# [DIRECTIONS]
Each line containing the word "chart" needs to be copied.

# [COLLECTED MATERIAL]
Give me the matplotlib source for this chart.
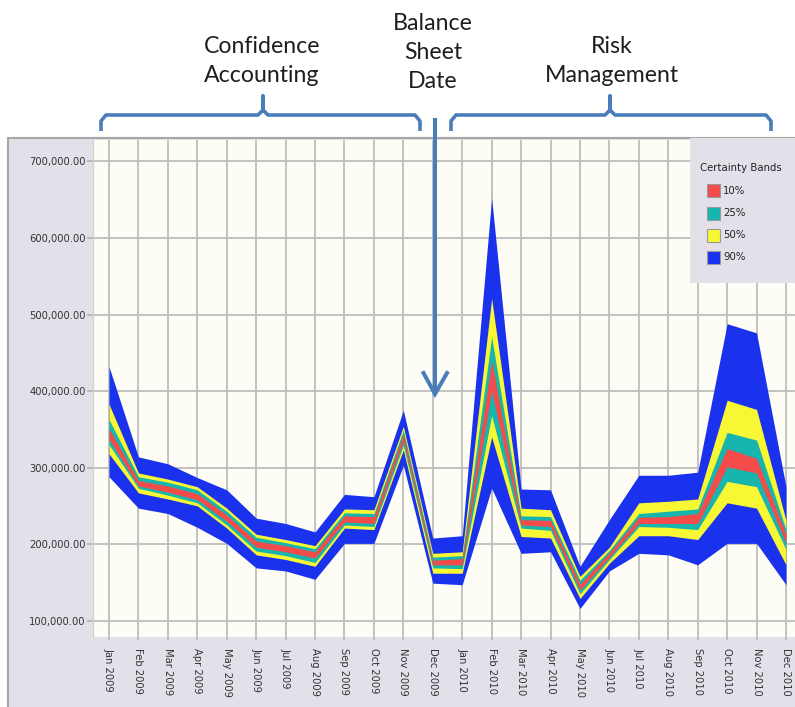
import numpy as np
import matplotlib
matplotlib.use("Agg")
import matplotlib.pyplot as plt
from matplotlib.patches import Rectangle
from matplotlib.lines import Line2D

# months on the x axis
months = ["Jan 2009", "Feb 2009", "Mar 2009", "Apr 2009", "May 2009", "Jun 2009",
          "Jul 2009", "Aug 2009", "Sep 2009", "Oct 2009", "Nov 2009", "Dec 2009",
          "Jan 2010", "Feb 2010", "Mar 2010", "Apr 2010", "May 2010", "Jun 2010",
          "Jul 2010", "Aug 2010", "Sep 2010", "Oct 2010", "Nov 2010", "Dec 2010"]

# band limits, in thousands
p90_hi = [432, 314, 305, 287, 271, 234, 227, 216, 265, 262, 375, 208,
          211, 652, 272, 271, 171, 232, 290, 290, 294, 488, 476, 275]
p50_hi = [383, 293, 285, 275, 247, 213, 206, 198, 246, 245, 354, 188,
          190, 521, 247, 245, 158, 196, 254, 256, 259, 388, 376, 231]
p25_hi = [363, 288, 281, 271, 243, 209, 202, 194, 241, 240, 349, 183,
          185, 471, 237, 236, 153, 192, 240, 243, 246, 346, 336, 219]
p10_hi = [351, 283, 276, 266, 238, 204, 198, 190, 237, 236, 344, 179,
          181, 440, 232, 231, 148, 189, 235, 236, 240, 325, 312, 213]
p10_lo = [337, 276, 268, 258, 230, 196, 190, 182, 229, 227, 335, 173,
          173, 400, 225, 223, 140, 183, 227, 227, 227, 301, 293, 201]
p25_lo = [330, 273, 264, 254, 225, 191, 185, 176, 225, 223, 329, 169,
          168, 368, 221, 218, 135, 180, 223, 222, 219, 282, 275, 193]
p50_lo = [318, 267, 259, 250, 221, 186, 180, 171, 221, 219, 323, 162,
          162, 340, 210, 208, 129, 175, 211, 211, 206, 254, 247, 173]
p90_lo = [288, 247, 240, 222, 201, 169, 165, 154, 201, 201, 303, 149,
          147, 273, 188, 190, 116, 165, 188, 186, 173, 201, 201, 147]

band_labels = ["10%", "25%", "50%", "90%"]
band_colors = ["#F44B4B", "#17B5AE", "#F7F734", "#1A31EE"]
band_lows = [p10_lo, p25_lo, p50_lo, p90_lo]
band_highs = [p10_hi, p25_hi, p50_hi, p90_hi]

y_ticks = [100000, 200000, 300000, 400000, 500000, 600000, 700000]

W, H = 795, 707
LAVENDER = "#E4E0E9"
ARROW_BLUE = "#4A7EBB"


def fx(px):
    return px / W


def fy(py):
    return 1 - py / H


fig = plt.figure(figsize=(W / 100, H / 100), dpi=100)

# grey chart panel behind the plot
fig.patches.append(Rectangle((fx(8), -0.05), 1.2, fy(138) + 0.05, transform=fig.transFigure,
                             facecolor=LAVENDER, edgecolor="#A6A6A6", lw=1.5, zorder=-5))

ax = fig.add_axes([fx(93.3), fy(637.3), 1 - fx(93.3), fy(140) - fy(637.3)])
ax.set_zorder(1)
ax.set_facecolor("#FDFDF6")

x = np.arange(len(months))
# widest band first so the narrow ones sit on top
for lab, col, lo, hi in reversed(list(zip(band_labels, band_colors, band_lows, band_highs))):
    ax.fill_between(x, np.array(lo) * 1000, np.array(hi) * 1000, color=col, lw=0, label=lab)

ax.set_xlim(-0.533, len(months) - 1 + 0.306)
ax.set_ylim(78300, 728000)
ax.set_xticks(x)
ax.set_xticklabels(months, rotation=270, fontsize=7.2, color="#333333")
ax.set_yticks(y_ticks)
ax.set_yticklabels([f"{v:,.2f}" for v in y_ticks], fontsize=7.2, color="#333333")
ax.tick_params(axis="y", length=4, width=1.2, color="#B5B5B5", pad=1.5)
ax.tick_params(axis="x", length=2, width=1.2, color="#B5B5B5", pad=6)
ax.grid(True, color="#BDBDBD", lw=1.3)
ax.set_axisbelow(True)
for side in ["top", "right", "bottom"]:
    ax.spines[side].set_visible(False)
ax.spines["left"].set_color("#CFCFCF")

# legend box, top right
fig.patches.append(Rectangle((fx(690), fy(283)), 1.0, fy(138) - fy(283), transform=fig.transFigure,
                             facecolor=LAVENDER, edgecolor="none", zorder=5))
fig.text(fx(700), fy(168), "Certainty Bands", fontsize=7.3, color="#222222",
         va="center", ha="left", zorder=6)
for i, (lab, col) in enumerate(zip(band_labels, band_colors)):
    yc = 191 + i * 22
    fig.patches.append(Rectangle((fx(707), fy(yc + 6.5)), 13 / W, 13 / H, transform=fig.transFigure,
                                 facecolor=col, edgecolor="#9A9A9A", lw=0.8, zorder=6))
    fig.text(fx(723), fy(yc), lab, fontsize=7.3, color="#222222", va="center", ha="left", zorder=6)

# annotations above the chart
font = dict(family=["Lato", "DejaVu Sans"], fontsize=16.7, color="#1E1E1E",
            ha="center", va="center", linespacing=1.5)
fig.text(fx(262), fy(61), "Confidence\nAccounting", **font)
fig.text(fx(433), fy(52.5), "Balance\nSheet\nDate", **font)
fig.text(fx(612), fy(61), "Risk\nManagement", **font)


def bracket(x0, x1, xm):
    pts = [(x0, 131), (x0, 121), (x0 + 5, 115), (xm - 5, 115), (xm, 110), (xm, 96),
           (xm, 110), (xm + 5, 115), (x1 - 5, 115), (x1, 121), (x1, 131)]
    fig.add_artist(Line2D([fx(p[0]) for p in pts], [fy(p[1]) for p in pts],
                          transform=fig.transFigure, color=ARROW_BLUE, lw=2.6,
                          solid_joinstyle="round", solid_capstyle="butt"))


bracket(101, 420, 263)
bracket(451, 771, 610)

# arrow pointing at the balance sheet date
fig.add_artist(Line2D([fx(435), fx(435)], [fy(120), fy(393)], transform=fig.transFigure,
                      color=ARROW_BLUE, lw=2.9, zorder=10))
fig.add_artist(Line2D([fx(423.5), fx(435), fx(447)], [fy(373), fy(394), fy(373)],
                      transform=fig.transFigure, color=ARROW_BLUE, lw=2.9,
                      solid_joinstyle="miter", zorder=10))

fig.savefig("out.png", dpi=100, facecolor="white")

# [EXPECTED ANSWER]
Give me the matplotlib source for this chart.
# grey chart panel behind the plot
# annotations above the chart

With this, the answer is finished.